Since I became intimately acquainted with the spectrum, I too have noticed more and more autistic people just... around.

nyah, nyah, nyah, it takes one to know one!!!

Seriously, the more I see autism at home, the more I recognise it out and about- even subtle clues and signs. Hell, Val, I'd bet we could pick an autistic kid before their parents do half the time.

Of course, then you have to decide when/if/what to say to said parent about said child. Like the lovely woman at Wizzy World.

And as for special interests, we skipped zoos. Dinosaurs are a bit thin on the ground. We got to make do with pictures and books. Until the topic changed to all things Mediaeval, and we went falconing, and shooting bows and arrows, and...

We did however, on this journey, end up meeting the future Hedwig (he/she of Harry Potter fame).

Oh, and Val - kid-hating NEVER goes, but it doesn't matter so much when there's less age difference between Billy and the people he gets on with.

Flippantly yours, xxxx, etc

Fi said...

hehehe, I agree.
I don't set out looking for autism.
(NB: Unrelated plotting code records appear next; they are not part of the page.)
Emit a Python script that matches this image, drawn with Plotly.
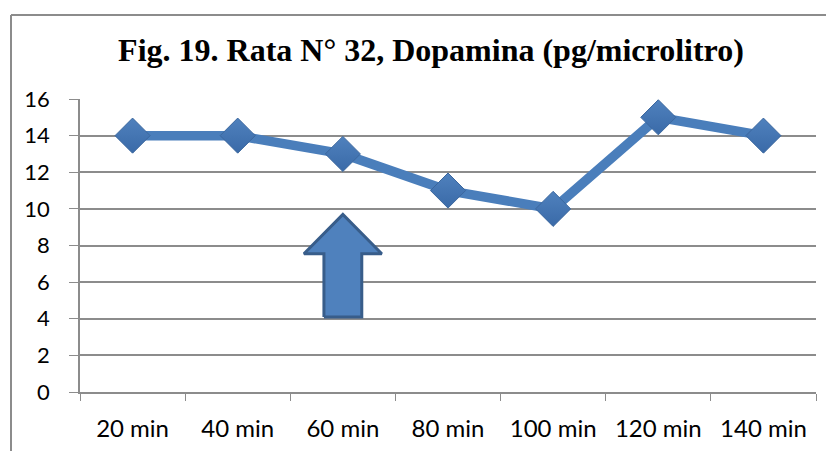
import plotly.graph_objects as go

# ---------------- Data ----------------
categories = ["20 min", "40 min", "60 min", "80 min", "100 min", "120 min", "140 min"]
dopamina = [14, 14, 13, 11, 10, 15, 14]

# arrow under the 60 min point (category index, y values)
arrow_cat = 2
arrow_tip, arrow_wing, arrow_base = 9.7, 7.55, 4.1
arrow_head_half, arrow_shaft_half = 0.37, 0.18

LINE = "#4A7EBB"
GRID = "#8C8C8C"

ax = [arrow_cat - arrow_shaft_half, arrow_cat - arrow_shaft_half, arrow_cat - arrow_head_half,
      arrow_cat, arrow_cat + arrow_head_half, arrow_cat + arrow_shaft_half,
      arrow_cat + arrow_shaft_half, arrow_cat - arrow_shaft_half]
ay = [arrow_base, arrow_wing, arrow_wing, arrow_tip, arrow_wing, arrow_wing, arrow_base, arrow_base]

fig = go.Figure()

fig.add_trace(go.Scatter(
    x=categories, y=dopamina, mode="lines+markers",
    line=dict(color=LINE, width=9.5),
    marker=dict(symbol="diamond", size=27, color="#4F81BD",
                gradient=dict(type="vertical", color="#3A6AA8"),
                line=dict(color="#3B679E", width=1)),
    showlegend=False, hoverinfo="skip",
))

fig.add_trace(go.Scatter(
    x=ax, y=ay, xaxis="x2", mode="lines", fill="toself",
    fillcolor="#4F81BD", line=dict(color="#385D8A", width=3),
    showlegend=False, hoverinfo="skip",
))

# chart frame (page coords -> paper coords of the plot area)
fx0, fx1 = (11 - 80) / 736, (834 - 80) / 736
fy0, fy1 = (392 - 460) / 293, (392 - 15) / 293

# page has an 8px body margin, so figure coords = page coords - 8
fig.update_layout(
    width=834, height=451,
    margin=dict(l=72, r=26, t=91, b=67),
    paper_bgcolor="white", plot_bgcolor="white",
    title=dict(text="<b>Fig. 19. Rata N° 32, Dopamina (pg/microlitro)</b>",
               x=(431 - 80) / 736, xref="paper", xanchor="center",
               y=1 - 42 / 451, yanchor="middle",
               font=dict(family="Liberation Serif", size=32, color="black")),
    xaxis=dict(type="category", range=[-0.5, 6.5], showgrid=False, automargin=False,
               tickson="boundaries", ticks="outside", ticklen=7, tickcolor=GRID,
               showline=True, linecolor=GRID, linewidth=1.5,
               ticklabelstandoff=14,
               tickfont=dict(family="Lato", size=24, color="black")),
    xaxis2=dict(overlaying="x", range=[-0.5, 6.5], visible=False),
    yaxis=dict(range=[0, 16], dtick=2, showgrid=True, gridcolor=GRID, gridwidth=1.5,
               automargin=False,
               ticks="outside", ticklen=9, tickcolor=GRID,
               showline=True, linecolor=GRID, linewidth=1.5,
               ticklabelstandoff=15, zeroline=False,
               tickfont=dict(family="Lato", size=22, color="black")),
    shapes=[
        dict(type="line", xref="paper", yref="paper", x0=fx0, x1=fx1, y0=fy1, y1=fy1,
             line=dict(color=GRID, width=2)),
        dict(type="line", xref="paper", yref="paper", x0=fx0, x1=fx0, y0=fy0, y1=fy1,
             line=dict(color=GRID, width=2)),
    ],
)

fig.write_html("out.html")
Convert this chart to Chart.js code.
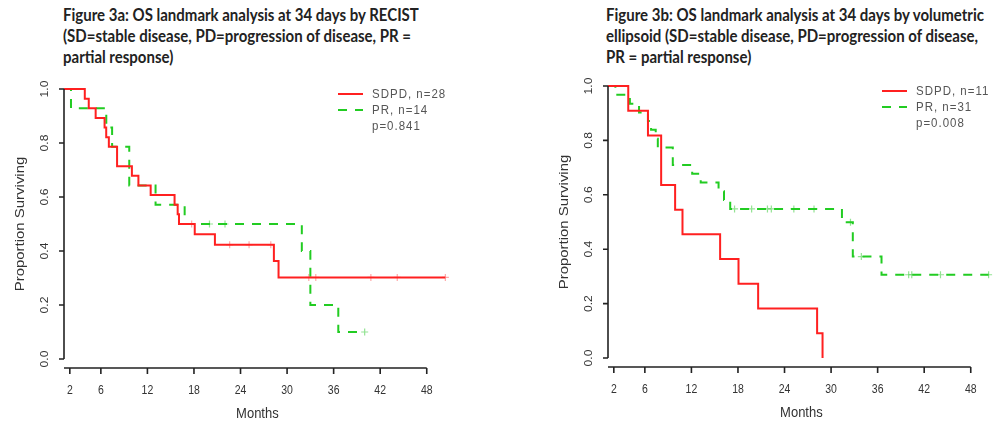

It literally jumps out at me and I can't NOT see it!

Anonymous said...

You're so right. Autism is on the rise, not that there's anything wrong with it. (See Seinfeld onn gays if you didn't get that reference). I can spot the autists because I used to teach autistic boys. My children are not autistic. They're... just kids, whatever the correct term is for what used to be called "normal." Neurotypical, perhaps?
I don't feel superior for having dodged the autism bullet but my brief experience in the classroom taught me to notice when one of the tribe is about. And there are increasing numbers. Something is going on with our planet and whether you celebrate neurodiversity or not it makes one wonder where we're going and what will become of our world.